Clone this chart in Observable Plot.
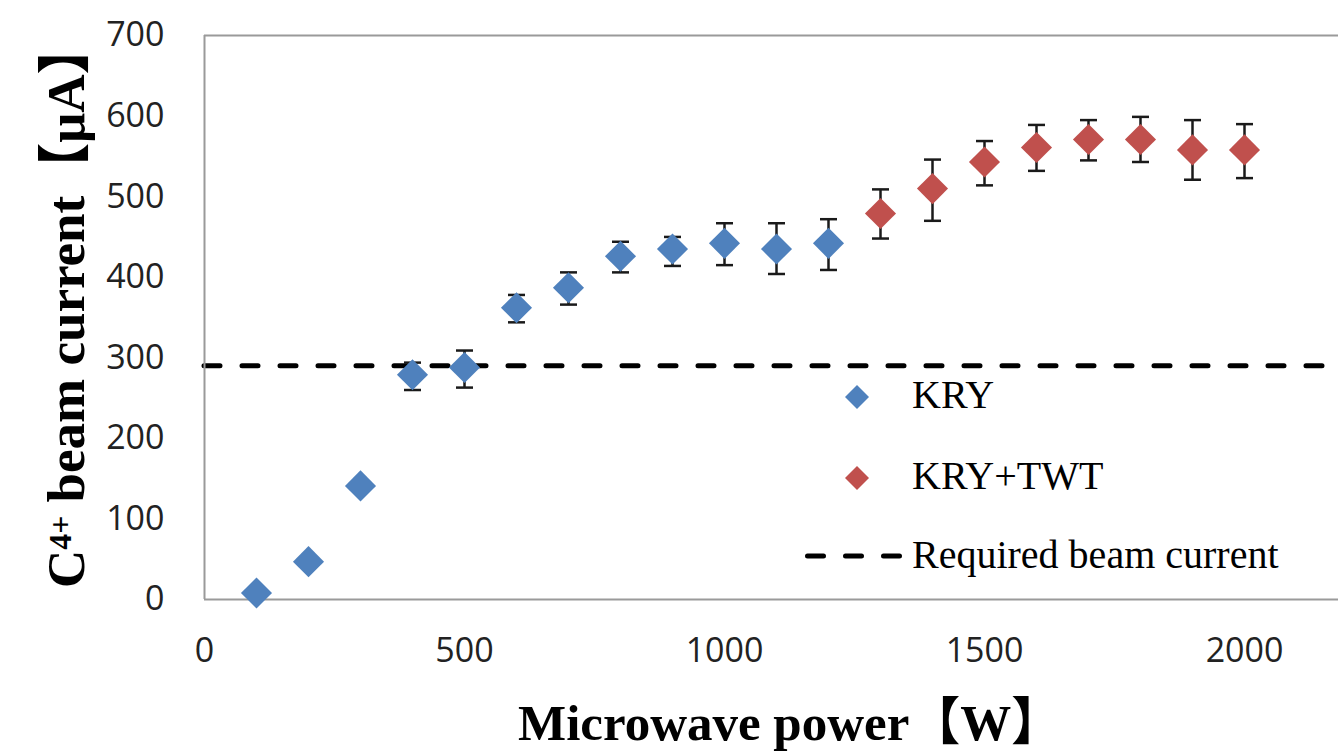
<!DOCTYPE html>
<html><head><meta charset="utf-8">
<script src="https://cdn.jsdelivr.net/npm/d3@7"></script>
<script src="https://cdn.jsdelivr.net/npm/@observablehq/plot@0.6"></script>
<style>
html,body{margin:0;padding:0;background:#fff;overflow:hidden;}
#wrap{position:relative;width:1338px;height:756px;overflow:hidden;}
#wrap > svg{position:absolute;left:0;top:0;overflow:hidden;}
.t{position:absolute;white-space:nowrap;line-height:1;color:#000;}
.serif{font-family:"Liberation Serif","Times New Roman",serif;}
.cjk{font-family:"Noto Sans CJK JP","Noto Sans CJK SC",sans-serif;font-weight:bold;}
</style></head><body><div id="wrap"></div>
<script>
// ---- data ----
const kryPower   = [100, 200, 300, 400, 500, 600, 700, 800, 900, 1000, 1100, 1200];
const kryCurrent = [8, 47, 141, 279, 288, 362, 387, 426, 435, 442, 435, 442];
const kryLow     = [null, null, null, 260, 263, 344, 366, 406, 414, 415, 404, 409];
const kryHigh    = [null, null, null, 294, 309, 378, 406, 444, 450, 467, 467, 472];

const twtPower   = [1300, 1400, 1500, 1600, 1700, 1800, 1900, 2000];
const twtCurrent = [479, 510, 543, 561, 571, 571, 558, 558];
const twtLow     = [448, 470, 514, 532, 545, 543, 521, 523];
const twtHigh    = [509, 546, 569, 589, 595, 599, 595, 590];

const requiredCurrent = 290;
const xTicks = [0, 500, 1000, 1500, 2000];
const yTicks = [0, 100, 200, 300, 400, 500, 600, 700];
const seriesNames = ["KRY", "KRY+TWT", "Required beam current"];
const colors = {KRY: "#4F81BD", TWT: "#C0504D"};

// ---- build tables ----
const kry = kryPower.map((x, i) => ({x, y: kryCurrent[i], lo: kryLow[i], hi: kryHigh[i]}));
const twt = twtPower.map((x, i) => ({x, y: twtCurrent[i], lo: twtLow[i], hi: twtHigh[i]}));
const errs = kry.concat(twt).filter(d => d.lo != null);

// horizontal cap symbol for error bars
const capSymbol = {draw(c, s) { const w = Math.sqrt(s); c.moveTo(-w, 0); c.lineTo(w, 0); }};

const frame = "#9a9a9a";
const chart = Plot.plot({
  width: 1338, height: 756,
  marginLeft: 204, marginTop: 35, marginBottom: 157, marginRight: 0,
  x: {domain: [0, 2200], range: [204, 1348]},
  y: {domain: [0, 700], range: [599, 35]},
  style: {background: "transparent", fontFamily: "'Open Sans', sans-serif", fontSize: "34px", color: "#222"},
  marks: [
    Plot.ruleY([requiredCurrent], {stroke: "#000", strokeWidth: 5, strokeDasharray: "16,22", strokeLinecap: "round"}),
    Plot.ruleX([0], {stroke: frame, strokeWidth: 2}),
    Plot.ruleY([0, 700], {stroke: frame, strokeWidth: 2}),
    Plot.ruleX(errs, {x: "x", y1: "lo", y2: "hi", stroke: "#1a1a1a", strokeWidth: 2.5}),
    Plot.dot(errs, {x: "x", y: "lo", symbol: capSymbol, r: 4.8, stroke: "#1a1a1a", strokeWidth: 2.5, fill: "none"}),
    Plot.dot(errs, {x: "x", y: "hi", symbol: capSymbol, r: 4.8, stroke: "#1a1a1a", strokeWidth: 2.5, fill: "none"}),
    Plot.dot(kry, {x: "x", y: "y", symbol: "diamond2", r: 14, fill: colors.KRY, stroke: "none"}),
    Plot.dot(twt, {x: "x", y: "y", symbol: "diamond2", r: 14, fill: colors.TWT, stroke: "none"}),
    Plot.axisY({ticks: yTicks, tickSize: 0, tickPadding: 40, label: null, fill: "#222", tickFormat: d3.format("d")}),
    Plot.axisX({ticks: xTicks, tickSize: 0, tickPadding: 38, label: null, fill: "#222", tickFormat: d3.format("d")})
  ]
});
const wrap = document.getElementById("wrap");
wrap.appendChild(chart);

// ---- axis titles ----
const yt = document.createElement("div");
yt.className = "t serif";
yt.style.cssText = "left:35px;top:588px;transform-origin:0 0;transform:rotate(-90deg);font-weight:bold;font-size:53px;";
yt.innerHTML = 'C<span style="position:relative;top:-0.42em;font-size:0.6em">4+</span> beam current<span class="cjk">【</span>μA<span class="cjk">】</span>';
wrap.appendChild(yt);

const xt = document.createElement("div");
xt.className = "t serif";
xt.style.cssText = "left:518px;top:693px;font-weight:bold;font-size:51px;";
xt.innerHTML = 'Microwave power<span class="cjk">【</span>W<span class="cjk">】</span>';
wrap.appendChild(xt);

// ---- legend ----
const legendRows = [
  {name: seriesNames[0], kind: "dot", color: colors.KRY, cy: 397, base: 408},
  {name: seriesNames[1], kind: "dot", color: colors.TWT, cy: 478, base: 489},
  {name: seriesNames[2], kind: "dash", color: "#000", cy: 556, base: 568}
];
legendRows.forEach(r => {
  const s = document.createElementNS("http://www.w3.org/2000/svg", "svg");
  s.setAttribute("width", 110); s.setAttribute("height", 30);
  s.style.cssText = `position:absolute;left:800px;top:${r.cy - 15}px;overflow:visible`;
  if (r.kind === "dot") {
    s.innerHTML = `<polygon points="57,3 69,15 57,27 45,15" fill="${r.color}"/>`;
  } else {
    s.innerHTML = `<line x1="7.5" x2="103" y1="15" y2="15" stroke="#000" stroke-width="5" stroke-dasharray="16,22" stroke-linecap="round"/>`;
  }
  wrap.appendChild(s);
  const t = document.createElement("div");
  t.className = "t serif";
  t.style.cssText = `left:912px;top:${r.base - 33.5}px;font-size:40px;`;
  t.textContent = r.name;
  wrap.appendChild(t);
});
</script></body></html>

···

→ CHALLENGE
Identify and copy all lines with the word "chart".

→ RESPONSE
Clone this chart in Observable Plot.
const chart = Plot.plot({
wrap.appendChild(chart);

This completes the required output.